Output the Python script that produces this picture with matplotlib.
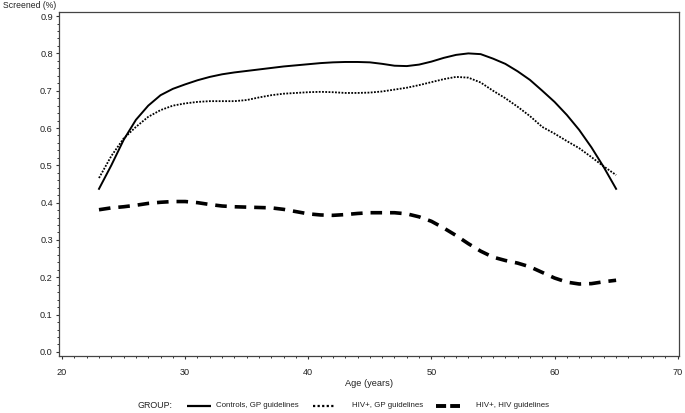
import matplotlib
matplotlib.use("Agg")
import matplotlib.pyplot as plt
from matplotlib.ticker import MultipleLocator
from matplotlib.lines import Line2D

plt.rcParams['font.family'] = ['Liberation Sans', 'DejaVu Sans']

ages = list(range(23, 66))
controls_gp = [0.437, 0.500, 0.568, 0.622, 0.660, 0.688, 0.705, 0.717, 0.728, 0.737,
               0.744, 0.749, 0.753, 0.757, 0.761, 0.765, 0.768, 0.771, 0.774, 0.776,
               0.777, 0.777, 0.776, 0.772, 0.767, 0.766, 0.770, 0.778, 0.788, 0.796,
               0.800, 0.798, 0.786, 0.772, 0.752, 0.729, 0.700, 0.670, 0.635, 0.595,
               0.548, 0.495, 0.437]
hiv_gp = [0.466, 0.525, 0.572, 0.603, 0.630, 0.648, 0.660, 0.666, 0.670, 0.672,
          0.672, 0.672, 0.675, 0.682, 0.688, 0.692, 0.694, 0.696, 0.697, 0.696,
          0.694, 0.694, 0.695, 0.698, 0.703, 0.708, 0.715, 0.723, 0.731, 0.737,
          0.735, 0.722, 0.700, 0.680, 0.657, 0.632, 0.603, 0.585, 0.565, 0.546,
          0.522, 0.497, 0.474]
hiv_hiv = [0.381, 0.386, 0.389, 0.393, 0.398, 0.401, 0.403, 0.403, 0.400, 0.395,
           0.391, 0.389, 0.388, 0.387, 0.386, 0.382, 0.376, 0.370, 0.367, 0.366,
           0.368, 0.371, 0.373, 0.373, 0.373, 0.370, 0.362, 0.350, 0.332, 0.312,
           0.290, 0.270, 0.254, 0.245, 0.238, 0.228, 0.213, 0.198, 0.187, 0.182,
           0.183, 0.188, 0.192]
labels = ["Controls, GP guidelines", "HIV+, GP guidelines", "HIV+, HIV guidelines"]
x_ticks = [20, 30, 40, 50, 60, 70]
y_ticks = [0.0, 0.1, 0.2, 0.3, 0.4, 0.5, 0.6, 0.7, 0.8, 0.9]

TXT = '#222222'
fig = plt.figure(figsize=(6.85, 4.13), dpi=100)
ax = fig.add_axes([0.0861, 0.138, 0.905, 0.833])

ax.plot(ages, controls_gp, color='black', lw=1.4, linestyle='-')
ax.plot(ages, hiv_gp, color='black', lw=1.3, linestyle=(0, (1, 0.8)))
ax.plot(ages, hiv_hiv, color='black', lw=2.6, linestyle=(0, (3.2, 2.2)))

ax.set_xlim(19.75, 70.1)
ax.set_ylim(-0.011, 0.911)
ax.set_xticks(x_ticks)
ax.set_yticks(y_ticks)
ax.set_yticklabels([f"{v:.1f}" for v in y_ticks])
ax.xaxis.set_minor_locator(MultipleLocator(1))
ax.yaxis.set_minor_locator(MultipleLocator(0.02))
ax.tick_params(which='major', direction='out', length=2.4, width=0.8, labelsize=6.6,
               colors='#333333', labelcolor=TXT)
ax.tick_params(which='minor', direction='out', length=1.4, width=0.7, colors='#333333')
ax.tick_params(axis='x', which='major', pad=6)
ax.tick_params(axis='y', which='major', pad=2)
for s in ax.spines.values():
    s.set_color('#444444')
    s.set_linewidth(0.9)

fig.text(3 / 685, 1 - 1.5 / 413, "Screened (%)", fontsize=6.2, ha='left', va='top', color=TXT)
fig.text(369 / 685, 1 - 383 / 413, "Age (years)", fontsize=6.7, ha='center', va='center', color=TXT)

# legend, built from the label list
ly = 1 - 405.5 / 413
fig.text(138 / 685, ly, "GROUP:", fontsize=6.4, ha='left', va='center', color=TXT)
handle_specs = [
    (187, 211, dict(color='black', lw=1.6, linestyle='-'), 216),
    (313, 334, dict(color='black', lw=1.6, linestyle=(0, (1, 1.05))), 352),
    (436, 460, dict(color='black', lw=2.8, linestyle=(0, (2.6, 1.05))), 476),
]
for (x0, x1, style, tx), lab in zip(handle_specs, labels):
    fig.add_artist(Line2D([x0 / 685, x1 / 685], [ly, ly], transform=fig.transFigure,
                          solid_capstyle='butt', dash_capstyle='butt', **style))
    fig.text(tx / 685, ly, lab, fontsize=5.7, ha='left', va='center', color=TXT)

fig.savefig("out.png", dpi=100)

......

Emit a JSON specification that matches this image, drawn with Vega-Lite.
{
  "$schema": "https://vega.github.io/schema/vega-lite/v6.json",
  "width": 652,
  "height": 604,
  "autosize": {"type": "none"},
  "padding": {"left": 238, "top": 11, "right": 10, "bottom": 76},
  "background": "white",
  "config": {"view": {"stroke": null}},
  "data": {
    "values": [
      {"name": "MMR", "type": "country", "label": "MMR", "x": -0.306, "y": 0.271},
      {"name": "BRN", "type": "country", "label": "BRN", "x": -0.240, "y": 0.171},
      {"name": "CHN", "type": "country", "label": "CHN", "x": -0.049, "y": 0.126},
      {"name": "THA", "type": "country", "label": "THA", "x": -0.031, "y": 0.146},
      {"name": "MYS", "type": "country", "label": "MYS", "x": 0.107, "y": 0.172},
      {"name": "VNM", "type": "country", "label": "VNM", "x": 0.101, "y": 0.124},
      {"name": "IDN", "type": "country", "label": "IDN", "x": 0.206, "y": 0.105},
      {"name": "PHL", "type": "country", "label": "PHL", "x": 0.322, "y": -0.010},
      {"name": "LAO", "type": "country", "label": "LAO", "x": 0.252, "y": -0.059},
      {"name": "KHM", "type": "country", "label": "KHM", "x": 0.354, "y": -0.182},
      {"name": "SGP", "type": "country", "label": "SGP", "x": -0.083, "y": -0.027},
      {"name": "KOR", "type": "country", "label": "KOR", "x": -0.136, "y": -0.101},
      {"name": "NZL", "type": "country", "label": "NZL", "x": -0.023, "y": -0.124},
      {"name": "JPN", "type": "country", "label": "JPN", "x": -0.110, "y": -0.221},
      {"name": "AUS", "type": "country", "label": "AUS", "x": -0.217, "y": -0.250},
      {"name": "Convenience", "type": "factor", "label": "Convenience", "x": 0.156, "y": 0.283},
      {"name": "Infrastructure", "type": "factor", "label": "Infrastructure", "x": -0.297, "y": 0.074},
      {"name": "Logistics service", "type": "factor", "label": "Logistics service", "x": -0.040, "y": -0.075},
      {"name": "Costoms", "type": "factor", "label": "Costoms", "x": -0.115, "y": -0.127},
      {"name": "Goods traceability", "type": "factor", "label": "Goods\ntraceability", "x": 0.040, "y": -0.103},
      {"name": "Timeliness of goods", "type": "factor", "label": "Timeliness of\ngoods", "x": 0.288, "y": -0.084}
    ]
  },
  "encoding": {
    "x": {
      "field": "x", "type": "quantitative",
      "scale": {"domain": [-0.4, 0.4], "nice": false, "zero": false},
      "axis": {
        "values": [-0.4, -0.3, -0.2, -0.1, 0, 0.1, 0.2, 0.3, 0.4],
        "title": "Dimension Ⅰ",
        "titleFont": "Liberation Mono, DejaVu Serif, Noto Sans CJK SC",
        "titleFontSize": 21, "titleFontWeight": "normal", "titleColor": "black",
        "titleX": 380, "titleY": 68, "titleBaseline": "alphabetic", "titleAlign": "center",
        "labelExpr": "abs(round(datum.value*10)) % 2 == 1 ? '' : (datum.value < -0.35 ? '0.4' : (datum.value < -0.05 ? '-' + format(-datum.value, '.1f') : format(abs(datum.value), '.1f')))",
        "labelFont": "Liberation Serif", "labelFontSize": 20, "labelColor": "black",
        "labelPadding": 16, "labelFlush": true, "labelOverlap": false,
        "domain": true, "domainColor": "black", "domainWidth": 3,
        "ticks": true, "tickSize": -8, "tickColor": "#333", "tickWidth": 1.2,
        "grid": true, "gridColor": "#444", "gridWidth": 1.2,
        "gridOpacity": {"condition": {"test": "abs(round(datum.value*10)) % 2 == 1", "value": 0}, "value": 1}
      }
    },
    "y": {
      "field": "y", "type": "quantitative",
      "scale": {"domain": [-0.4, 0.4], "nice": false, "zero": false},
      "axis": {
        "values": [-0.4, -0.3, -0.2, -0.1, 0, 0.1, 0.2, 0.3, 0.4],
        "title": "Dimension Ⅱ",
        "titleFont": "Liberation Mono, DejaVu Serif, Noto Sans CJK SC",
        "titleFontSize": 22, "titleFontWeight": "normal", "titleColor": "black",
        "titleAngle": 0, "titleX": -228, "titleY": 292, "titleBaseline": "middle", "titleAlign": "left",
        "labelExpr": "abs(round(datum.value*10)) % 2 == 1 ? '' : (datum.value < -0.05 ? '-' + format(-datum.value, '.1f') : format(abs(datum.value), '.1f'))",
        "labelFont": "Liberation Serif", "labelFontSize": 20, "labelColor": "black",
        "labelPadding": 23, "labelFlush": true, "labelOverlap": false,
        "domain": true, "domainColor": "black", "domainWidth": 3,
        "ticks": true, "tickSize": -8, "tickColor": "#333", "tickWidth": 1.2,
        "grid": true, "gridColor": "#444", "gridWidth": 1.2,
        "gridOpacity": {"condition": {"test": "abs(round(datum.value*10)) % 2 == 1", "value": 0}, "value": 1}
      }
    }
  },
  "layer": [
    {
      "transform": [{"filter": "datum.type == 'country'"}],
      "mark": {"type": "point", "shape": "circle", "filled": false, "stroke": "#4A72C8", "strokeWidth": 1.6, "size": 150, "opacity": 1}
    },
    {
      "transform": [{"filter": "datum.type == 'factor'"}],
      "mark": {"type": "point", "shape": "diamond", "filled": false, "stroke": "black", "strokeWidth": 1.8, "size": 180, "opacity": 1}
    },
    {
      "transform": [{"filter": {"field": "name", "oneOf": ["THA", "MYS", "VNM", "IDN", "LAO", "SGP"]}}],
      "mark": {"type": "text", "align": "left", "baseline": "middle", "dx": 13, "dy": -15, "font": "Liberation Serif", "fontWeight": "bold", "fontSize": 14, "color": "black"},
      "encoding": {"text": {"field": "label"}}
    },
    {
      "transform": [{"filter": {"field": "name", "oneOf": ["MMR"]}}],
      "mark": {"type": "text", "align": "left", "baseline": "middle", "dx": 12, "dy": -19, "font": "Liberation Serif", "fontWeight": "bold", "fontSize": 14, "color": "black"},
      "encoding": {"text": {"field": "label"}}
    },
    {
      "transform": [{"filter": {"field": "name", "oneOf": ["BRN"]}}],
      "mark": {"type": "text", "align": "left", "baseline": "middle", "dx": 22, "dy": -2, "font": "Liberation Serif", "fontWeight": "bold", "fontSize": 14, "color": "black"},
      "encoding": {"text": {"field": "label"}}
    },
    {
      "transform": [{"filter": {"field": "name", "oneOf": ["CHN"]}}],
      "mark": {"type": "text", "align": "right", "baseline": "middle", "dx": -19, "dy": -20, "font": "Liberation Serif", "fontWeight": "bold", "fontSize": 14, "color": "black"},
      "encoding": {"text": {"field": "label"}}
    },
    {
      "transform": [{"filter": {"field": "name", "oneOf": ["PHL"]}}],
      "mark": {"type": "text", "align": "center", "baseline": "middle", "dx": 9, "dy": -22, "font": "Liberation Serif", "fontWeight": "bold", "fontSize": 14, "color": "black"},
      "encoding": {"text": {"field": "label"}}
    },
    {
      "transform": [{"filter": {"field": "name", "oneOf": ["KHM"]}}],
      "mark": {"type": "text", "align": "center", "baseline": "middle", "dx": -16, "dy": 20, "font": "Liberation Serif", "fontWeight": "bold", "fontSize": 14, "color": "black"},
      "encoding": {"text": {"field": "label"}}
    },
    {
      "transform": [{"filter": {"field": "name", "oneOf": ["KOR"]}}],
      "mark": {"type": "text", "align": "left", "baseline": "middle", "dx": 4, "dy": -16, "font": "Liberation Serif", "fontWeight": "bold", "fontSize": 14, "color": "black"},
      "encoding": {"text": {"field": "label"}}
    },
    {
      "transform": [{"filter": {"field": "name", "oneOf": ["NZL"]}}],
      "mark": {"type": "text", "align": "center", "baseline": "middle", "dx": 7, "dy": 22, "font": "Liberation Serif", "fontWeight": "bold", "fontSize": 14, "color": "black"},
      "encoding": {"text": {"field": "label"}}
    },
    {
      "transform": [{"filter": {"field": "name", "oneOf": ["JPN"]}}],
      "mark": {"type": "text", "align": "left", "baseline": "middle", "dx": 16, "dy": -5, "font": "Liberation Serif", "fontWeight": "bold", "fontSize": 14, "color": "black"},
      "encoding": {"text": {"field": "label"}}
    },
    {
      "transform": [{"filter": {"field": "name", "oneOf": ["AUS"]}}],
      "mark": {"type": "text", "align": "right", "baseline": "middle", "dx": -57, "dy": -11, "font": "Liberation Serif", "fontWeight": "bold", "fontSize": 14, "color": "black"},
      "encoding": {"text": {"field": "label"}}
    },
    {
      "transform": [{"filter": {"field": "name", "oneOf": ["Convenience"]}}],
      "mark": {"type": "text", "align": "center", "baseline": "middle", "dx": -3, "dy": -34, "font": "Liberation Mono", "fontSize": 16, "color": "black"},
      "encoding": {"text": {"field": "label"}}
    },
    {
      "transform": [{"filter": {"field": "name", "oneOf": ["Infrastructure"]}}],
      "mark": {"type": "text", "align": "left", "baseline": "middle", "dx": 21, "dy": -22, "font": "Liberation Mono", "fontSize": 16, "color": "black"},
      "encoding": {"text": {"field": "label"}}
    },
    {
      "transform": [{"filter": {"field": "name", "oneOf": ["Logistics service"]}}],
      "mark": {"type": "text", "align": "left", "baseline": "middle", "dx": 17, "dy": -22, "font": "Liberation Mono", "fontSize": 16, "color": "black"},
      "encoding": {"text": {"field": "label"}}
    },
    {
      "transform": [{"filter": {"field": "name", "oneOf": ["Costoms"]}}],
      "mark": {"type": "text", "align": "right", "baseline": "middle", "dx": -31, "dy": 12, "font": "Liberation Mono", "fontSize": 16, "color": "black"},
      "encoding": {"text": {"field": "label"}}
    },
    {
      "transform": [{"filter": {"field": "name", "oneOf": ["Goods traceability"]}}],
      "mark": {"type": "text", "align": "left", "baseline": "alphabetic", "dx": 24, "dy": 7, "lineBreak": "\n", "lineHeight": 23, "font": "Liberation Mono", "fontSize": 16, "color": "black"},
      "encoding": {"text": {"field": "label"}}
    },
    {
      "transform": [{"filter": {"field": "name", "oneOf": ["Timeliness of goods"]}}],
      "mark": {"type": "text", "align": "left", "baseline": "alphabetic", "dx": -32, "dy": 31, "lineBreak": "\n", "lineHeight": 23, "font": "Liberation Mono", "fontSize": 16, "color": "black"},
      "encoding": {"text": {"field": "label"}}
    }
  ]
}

......

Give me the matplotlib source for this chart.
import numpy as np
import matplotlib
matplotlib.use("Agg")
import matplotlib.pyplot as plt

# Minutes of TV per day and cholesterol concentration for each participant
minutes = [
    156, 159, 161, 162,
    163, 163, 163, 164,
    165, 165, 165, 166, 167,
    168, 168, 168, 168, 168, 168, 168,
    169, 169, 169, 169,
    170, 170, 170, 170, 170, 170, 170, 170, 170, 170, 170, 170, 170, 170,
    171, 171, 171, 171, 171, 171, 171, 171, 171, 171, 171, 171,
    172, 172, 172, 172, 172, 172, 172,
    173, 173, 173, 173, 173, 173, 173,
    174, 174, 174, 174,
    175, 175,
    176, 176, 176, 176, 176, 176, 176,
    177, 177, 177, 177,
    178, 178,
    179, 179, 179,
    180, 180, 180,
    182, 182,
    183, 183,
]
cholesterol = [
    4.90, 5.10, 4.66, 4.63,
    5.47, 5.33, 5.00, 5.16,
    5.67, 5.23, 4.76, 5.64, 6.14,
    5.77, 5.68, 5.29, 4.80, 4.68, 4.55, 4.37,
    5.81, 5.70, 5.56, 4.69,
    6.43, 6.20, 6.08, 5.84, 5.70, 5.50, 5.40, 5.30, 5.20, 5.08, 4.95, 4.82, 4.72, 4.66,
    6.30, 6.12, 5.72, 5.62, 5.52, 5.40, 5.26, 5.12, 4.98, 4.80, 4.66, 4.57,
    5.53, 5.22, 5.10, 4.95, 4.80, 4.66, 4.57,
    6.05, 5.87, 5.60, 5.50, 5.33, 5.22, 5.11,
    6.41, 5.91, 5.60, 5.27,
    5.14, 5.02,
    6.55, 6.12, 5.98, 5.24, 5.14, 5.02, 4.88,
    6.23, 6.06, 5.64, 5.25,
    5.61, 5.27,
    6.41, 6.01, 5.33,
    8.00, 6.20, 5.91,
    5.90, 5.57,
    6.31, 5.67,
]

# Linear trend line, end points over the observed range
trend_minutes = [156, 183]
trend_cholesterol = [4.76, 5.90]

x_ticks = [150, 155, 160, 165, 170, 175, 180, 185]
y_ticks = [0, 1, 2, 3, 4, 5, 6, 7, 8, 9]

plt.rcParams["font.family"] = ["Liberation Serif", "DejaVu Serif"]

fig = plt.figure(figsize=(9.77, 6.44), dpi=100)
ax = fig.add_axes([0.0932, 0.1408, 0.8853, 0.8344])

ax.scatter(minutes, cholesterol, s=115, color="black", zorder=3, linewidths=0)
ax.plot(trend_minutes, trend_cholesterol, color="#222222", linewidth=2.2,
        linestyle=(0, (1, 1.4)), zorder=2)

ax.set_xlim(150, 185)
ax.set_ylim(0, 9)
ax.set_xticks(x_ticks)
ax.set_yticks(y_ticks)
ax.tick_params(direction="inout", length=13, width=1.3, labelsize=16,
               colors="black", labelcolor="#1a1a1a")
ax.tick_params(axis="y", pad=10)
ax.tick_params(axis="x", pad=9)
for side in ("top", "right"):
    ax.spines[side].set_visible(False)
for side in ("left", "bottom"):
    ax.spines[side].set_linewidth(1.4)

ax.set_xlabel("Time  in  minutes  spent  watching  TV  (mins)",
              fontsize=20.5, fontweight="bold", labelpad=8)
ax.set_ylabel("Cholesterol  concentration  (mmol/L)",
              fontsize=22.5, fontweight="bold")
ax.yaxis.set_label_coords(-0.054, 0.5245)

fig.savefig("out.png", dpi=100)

......

* [Directions for this task] In the listing above, find the line with "Output the Python" and the line with "plt.rcParams['font.family'] = ['Liberation". Set down both and every line between them, minus the pictures.

* [Result of the task]
Output the Python script that produces this picture with matplotlib.
import matplotlib
matplotlib.use("Agg")
import matplotlib.pyplot as plt
from matplotlib.ticker import MultipleLocator
from matplotlib.lines import Line2D

plt.rcParams['font.family'] = ['Liberation Sans', 'DejaVu Sans']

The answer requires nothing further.